Monday, October 1, 2007
I just finished my new, quick and dirty, urban games table. OK, urban games table cloth... but it will work. I didn't want to put the same level of investment into this one, in terms of time, money, storage space, etc., as I'd put into my standard woodland/green fields terrain tiles, so I went with a simple throw cloth. Of course, I had to take that idea and run with it a bit.
I started out by picking up a few yards of dark gray cloth at the fabric store. I didn't want hard black, since pavement lightens up so quick. I didn't like the idea of a hard, solid gray color, either. I wanted to give it a mottled, patchy look. My first try at this was to mist it in a patchy pattern with diluted bleach, but for whatever reason (probably not enough bleach in the mix) that didn't really do much of anything at all, so I hit the whole thing with random splotches of white and light gray spray primer. This gave it just the patchy, faded look I wanted. Too bad it didn't really stick -- by the time I was done with the project, most of this paint had rubbed off, and I was mostly back to flat gray Oh, well.
So, How to mark this thing up for streets?
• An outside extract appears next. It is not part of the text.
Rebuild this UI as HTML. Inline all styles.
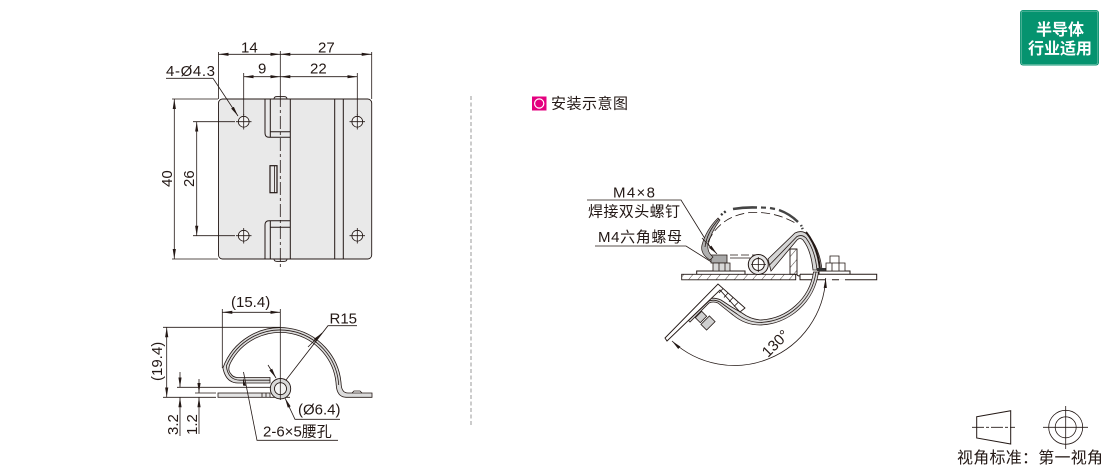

At the last Birmingham Flames of War tournament, one of the table's we'd had set up was an urban setting. It was built of modular boards, but the thing I really liked about it was the raised curbs. They made nice positions to fit in the resin buildings, especially since several of the buildings we had on hand seemed to fit into them like the table had been made for them. I really liked this effect, and came up with a way to replicate it on a cloth table without giving up the "roll it up and put it away," factor I was wanting to keep. I came up with the idea of using craft foam.
This stuff is sold in the major craft store chains, marketed to children's arts and crafts projects. I found sheets of it about 1' x 1.5' for about $.97 each. Since I didn't like the stark white look, I gave them all a quick mottling of gray spray primer, just what I had on hand. I wasn't going for an even coat, I really wanted to give them a patchy look. Then I just cut them into strips about 1.5" wide -- whatever width my widest ruler is. I also cut some about .5" wide to make side-streets.
I spread the cloth out on the table and started playing around with the buildings in my collection. At first I had all these specific plans on how I wanted to lay out the streets, but in the end I threw all that out the window and just ran with it. All I really tried to do was keep a few general principles in mind -- avoid a square grid on the table; avoid roads leading directly off the edge of the table at a right angle. It was surprisingly hard to avoid the grid pattern, but in the end I'm happy with the layout I achieved. Most of the city blocks are generic in size and shape, but a few of them were cut with the irregular foot prints of specific buildings in mind.
Once I'd shuffled everything around a bit and was happy with the design, I started gluing down the strips of craft foam. I'm not sure of the brand name, but I used some really tacky, very sticky craft glue my wife had laying around. I just went around the table, trimming the foam strips and gluing them down. Somewhere along the way I decided to lay a rail line through the city, so after I'd glued down all the strips I laid down two thick lines of glue and sprinkled model rail road ballast onto them to indicate the gravel at the sides of the track. When it was dry, I knocked off all the excess and painted on a coating of diluted white glue to help hold it all in place.
The last step was to mark the cracks in the side walk. I cut a piece of scrap plastic into a 1.5" wide strip, just because it would be easier to use than a full ruler, and went along the foam strips with a fine tipped dark gray marker, drawing in the seams from the poured cement. This may have been the hardest step in the project -- for some reason, the foam (or maybe it was the primer) just ate markers alive. I went through 3, plus one dud I picked up at the craft store that never drew a single line.
When I was done, I laid out my rather meager collection of ruined city buildings and admired my work. At present, I only own enough to cover a few feet worth of the table, but I made the cloth as big as I figured I'd ever want it. For one, I didn't feel like making another city cloth later. More importantly, though, I wanted some form of variability to the layout. The entire cloth is about 4x9 feet. Since most games with specific City Fight rules, like Flames of War, do their urban games on a reduced-size table (say, 4x3 or so) I could shimmy the cloth around and use different sections of it each time we played, sort of like an old side-scrolling video game. This wouldn't be truly modular or changeable, but at least it would give some flexibility.
I tried to keep the scale pretty generic. While I was mainly thinking of Flames of War while I did the layout, and almost all of my city buildings are in 15mm scale, I wanted the cloth to be able to serve double duty and stand in for 28mm skirmish games. While its been years since I've played 40K, Necromunda, or anything else in 28mm, I'm sure I'll pull out the giants against some day, and I think sidewalks of this size won't look completely stupid in that scale, either.
So that's about all it took. I didn't have much time for modeling over the last two weeks, but even just putting in a few evenings while watching TV and sipping my morning coffee I got the whole thing done in about two calendar-weeks. I could probably have knocked the whole thing out in two solid working days -- the only really time consuming part was marking all the stinkin' side walks, mostly because as my markers died I had to go over each line three and four times!